-- begin DATASET RECORDS --
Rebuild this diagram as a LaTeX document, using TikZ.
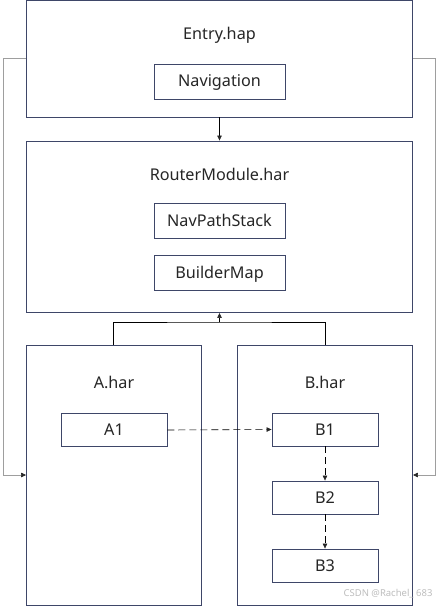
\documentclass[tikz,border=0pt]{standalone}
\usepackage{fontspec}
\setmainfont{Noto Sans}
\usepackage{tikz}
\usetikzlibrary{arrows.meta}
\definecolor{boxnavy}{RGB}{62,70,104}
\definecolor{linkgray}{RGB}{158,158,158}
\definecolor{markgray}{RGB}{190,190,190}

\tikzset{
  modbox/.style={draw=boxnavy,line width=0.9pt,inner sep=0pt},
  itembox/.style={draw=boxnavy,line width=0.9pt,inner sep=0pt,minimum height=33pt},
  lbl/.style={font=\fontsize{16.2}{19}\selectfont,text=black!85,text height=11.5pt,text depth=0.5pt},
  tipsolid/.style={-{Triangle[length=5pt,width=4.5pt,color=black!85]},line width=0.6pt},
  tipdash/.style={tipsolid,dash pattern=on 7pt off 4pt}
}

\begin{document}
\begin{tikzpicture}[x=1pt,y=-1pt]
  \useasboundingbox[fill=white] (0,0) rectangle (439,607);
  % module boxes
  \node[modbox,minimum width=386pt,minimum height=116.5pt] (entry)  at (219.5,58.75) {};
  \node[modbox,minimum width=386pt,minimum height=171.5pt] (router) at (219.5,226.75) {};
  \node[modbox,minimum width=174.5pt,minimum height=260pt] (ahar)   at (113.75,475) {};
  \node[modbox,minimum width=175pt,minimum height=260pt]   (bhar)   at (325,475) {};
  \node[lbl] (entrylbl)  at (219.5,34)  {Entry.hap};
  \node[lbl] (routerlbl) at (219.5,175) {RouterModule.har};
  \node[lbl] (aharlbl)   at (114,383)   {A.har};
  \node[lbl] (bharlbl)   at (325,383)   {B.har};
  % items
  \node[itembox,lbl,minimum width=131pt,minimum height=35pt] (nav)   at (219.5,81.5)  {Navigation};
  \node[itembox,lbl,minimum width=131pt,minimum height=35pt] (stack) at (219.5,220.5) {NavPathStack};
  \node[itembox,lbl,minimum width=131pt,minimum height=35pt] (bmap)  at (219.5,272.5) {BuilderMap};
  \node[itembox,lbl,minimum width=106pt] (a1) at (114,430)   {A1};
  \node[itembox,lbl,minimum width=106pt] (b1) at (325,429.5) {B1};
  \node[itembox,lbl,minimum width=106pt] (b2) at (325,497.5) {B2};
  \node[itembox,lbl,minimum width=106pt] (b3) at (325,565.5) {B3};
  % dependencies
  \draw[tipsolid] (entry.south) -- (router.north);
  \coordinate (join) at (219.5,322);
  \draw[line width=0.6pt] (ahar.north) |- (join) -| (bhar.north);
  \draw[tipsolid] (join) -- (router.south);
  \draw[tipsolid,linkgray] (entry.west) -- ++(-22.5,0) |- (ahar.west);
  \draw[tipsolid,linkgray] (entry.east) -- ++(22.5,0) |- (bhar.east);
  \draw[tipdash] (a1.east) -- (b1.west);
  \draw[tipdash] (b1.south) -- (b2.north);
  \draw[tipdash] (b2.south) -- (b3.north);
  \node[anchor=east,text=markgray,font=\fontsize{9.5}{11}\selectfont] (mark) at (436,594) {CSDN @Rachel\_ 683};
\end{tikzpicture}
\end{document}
-- end DATASET RECORDS --
-- begin DATASET RECORDS --
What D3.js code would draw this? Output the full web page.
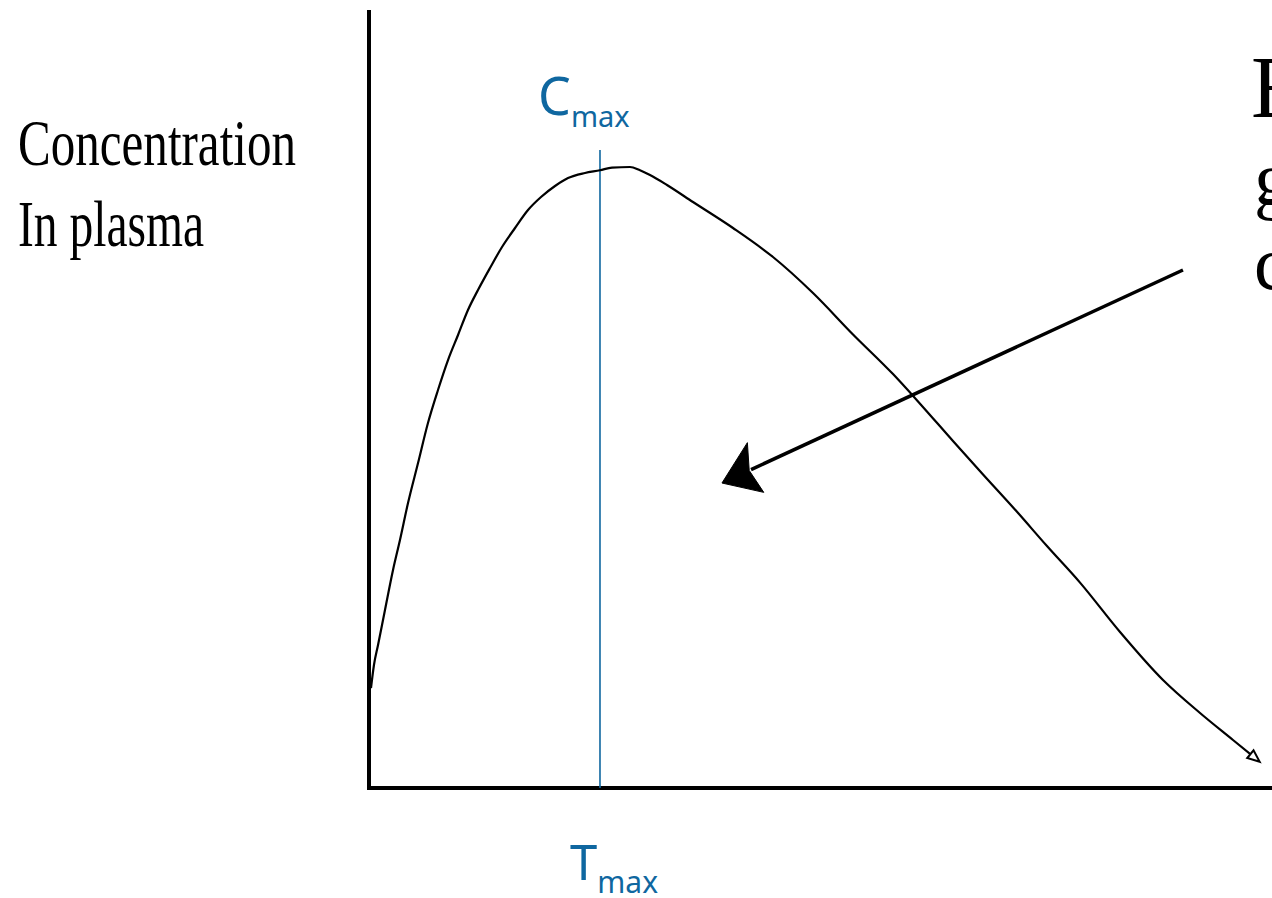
-- end DATASET RECORDS --
-- begin DATASET RECORDS --
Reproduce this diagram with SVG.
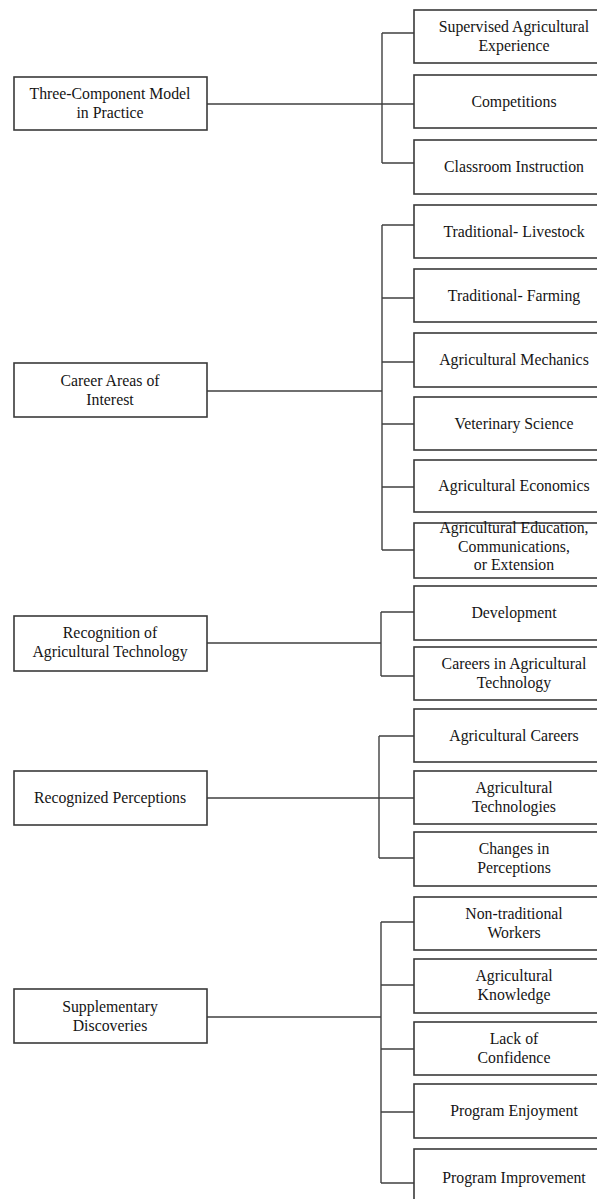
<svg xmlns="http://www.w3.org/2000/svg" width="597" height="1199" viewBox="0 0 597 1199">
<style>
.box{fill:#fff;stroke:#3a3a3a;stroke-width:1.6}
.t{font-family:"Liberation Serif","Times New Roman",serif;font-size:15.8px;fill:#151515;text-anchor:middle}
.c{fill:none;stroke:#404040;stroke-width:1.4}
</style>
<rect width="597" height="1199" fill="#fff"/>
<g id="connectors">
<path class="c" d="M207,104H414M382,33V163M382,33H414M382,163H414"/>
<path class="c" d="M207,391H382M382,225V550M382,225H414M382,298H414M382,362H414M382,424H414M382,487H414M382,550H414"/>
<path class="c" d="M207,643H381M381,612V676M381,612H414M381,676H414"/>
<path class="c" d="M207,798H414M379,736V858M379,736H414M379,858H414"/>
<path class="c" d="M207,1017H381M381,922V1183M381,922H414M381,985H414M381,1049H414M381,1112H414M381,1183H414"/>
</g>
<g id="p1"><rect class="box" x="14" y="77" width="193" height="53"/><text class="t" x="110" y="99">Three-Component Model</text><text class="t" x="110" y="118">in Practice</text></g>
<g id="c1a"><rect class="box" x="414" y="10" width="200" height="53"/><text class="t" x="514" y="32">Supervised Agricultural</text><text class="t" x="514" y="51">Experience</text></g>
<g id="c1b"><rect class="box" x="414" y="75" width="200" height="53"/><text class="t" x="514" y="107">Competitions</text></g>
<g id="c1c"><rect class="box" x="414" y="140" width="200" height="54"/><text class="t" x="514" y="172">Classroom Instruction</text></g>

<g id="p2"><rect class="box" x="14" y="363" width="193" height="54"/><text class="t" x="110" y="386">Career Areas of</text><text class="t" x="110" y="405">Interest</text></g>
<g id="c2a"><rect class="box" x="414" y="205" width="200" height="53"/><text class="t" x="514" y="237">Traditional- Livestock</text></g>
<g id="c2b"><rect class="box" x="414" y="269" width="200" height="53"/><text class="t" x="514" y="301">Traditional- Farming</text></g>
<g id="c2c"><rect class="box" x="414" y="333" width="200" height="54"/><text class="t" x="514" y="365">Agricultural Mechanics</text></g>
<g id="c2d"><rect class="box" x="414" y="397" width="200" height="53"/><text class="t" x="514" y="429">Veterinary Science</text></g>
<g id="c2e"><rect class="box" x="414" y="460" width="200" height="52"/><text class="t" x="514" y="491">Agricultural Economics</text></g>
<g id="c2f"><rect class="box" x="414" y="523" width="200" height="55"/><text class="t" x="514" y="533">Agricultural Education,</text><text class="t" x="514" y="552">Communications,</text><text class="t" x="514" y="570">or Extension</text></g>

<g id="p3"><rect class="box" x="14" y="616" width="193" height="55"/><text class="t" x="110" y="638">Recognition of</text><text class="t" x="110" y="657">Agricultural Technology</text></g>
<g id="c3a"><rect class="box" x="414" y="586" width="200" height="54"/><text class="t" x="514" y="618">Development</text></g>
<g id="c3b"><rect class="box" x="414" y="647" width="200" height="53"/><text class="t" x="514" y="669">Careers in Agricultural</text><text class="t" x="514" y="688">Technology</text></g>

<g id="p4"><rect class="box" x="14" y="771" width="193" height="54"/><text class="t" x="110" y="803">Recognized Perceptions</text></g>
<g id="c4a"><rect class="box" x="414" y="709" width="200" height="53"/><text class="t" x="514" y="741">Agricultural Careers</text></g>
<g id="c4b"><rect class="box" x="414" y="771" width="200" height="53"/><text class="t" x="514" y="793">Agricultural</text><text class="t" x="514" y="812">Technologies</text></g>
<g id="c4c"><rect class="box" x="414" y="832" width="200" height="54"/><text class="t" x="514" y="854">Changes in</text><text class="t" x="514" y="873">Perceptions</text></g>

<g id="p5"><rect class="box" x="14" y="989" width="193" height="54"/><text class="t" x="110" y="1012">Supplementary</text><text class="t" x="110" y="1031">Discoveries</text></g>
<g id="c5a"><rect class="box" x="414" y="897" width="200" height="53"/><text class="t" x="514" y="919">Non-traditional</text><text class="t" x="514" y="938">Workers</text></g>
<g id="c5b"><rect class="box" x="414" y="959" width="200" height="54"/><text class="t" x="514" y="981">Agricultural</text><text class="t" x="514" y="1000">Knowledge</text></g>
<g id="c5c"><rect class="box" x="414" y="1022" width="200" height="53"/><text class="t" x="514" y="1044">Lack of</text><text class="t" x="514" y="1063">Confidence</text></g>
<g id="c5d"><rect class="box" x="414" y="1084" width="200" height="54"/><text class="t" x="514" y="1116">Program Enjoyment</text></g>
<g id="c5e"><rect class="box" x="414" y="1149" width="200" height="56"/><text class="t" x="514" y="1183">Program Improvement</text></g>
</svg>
-- end DATASET RECORDS --
Count the lines that hold the string "this", and reply with that number alone.

3